* Data shown:

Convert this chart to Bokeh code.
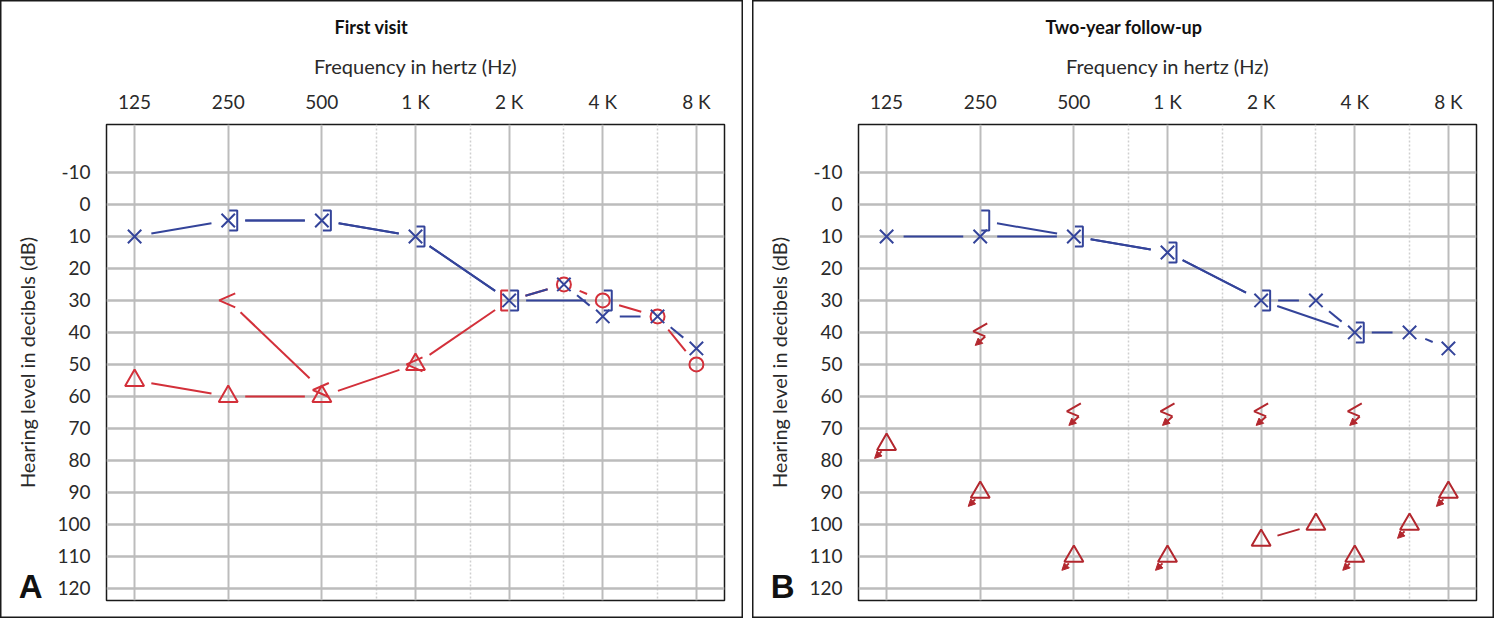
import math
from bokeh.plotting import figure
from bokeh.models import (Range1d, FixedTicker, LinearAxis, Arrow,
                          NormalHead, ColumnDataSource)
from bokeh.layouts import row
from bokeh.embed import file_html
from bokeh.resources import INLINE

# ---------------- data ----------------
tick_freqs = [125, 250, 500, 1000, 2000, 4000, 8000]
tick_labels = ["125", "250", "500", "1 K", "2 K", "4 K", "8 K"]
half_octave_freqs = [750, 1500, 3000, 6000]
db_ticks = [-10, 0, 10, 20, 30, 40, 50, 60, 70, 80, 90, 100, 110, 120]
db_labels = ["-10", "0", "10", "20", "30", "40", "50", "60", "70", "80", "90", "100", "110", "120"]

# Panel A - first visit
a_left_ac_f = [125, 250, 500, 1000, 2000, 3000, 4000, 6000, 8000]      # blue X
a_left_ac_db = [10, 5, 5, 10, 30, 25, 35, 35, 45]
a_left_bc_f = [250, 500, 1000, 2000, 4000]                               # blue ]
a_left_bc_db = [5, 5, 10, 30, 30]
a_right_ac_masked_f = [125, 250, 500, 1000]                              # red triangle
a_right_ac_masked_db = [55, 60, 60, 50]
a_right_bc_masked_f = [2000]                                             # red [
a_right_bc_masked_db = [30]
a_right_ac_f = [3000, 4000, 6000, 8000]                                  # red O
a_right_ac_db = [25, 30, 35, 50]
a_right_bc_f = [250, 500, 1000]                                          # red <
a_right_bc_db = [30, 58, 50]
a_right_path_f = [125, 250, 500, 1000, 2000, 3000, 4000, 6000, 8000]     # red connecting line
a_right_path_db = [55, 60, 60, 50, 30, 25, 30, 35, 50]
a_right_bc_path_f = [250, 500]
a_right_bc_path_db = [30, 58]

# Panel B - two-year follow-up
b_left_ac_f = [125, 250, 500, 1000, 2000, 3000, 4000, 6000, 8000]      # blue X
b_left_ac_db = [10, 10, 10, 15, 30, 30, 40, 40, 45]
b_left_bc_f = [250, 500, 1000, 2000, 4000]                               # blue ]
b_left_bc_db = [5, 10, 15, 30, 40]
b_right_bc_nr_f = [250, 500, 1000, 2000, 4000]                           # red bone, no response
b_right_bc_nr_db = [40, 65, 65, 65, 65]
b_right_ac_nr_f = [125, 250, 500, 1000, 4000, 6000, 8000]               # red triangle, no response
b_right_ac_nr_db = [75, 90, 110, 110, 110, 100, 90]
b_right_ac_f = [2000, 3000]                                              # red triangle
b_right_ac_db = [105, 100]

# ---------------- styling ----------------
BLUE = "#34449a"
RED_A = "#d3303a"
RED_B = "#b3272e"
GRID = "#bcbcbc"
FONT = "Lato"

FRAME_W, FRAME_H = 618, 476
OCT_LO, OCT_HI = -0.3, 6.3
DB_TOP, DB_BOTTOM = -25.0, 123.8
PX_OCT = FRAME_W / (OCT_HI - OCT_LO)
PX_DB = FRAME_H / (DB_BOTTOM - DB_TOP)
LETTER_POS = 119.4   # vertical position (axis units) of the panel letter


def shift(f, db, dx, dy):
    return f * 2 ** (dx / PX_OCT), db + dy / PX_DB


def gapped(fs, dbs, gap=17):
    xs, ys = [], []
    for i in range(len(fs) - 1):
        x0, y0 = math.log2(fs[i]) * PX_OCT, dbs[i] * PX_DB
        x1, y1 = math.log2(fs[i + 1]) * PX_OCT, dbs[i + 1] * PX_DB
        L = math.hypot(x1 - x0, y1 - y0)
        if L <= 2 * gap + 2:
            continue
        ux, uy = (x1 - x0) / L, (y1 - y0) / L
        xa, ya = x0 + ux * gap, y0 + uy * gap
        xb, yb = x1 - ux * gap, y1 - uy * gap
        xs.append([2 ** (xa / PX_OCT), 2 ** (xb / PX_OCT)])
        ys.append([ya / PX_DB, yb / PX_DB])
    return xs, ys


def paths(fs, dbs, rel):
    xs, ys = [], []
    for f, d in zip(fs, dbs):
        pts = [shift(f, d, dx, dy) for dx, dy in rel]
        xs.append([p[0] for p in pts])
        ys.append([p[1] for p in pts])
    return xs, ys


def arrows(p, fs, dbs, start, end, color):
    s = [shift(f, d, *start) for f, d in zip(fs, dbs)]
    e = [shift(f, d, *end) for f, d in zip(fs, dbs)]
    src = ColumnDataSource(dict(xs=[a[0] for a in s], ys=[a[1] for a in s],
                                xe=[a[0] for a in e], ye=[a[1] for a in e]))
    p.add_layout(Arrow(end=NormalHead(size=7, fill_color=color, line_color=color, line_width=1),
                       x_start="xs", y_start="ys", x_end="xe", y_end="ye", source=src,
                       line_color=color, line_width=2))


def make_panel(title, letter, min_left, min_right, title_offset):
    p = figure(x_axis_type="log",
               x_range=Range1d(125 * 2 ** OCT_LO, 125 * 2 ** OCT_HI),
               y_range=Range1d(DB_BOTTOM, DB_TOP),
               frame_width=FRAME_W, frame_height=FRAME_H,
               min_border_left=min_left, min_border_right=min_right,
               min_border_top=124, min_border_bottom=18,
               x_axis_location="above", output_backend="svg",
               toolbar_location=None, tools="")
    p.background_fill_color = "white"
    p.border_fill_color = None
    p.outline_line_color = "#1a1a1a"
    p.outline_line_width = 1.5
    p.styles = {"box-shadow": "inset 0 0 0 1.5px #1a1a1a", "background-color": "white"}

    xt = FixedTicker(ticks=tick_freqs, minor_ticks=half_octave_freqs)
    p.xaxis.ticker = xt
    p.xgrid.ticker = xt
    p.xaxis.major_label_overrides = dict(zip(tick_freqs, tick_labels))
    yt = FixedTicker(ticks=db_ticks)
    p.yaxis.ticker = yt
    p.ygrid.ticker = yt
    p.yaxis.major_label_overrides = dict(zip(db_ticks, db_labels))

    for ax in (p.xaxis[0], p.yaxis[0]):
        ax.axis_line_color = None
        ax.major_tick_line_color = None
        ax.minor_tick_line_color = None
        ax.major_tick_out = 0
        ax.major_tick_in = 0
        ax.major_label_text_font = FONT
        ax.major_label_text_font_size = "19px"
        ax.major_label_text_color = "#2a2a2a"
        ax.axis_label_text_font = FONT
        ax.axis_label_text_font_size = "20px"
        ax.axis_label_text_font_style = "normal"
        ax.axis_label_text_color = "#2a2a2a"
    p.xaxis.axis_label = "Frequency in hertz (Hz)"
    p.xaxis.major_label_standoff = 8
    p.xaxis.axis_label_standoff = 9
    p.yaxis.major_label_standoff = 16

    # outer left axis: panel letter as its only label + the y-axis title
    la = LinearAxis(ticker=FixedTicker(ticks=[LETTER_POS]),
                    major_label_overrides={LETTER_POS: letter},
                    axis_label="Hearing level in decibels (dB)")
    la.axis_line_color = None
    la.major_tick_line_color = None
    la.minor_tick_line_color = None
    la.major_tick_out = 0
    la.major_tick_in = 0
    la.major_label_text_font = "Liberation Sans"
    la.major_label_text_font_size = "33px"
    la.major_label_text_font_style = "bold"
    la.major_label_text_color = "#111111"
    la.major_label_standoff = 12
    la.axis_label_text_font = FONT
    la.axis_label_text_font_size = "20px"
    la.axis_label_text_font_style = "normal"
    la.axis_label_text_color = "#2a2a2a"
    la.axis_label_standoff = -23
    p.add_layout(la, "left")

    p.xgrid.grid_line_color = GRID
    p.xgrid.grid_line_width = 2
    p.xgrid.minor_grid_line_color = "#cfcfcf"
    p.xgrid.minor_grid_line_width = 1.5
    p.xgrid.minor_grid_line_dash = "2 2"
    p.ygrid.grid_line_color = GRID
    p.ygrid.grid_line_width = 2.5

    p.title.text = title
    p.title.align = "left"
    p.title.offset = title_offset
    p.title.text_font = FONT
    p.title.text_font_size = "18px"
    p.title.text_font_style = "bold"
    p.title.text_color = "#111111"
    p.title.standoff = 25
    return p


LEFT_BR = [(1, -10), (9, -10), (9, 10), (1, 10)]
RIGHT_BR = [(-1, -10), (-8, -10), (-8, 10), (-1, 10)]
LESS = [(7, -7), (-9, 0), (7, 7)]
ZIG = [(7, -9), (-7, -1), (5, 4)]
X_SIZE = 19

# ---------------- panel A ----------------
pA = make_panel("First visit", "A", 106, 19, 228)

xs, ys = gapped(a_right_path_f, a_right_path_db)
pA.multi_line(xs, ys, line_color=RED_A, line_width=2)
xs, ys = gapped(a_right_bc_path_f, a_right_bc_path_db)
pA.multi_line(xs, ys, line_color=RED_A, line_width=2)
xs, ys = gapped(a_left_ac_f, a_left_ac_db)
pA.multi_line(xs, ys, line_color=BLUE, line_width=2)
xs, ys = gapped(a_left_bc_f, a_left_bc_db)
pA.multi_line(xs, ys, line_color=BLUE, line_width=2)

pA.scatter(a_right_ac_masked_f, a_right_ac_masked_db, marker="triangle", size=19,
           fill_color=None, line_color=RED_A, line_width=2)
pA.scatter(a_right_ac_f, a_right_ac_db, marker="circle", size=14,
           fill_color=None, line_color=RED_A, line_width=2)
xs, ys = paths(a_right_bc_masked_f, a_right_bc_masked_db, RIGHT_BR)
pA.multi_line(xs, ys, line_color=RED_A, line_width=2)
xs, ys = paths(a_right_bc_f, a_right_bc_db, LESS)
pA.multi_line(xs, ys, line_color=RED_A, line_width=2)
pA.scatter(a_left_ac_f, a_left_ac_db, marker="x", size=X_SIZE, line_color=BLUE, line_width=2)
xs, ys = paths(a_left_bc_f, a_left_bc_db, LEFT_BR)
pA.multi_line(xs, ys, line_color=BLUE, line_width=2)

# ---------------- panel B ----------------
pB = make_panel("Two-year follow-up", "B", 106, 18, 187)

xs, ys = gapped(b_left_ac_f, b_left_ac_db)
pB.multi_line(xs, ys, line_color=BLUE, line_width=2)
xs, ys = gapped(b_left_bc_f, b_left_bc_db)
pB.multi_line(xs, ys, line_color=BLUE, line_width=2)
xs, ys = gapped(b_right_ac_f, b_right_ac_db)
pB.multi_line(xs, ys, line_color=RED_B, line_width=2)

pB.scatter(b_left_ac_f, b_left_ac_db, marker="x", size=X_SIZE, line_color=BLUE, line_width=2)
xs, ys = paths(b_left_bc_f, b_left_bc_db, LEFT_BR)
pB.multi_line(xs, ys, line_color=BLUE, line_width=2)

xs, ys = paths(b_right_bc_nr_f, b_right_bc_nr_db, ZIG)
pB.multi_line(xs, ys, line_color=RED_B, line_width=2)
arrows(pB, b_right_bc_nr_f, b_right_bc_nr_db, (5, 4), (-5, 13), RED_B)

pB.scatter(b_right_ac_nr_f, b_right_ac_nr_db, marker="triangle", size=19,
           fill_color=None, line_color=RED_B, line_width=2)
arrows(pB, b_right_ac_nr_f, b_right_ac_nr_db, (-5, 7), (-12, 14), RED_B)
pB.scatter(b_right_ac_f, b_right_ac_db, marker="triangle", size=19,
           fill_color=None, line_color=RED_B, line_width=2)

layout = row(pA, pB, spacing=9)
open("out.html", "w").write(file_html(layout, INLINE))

* Goal:
Without any pictures, reproduce the lines from the first one in the material through the line that has "from bokeh.resources import INLINE", exactly as they appear.

* Solution:
Convert this chart to Bokeh code.
import math
from bokeh.plotting import figure
from bokeh.models import (Range1d, FixedTicker, LinearAxis, Arrow,
                          NormalHead, ColumnDataSource)
from bokeh.layouts import row
from bokeh.embed import file_html
from bokeh.resources import INLINE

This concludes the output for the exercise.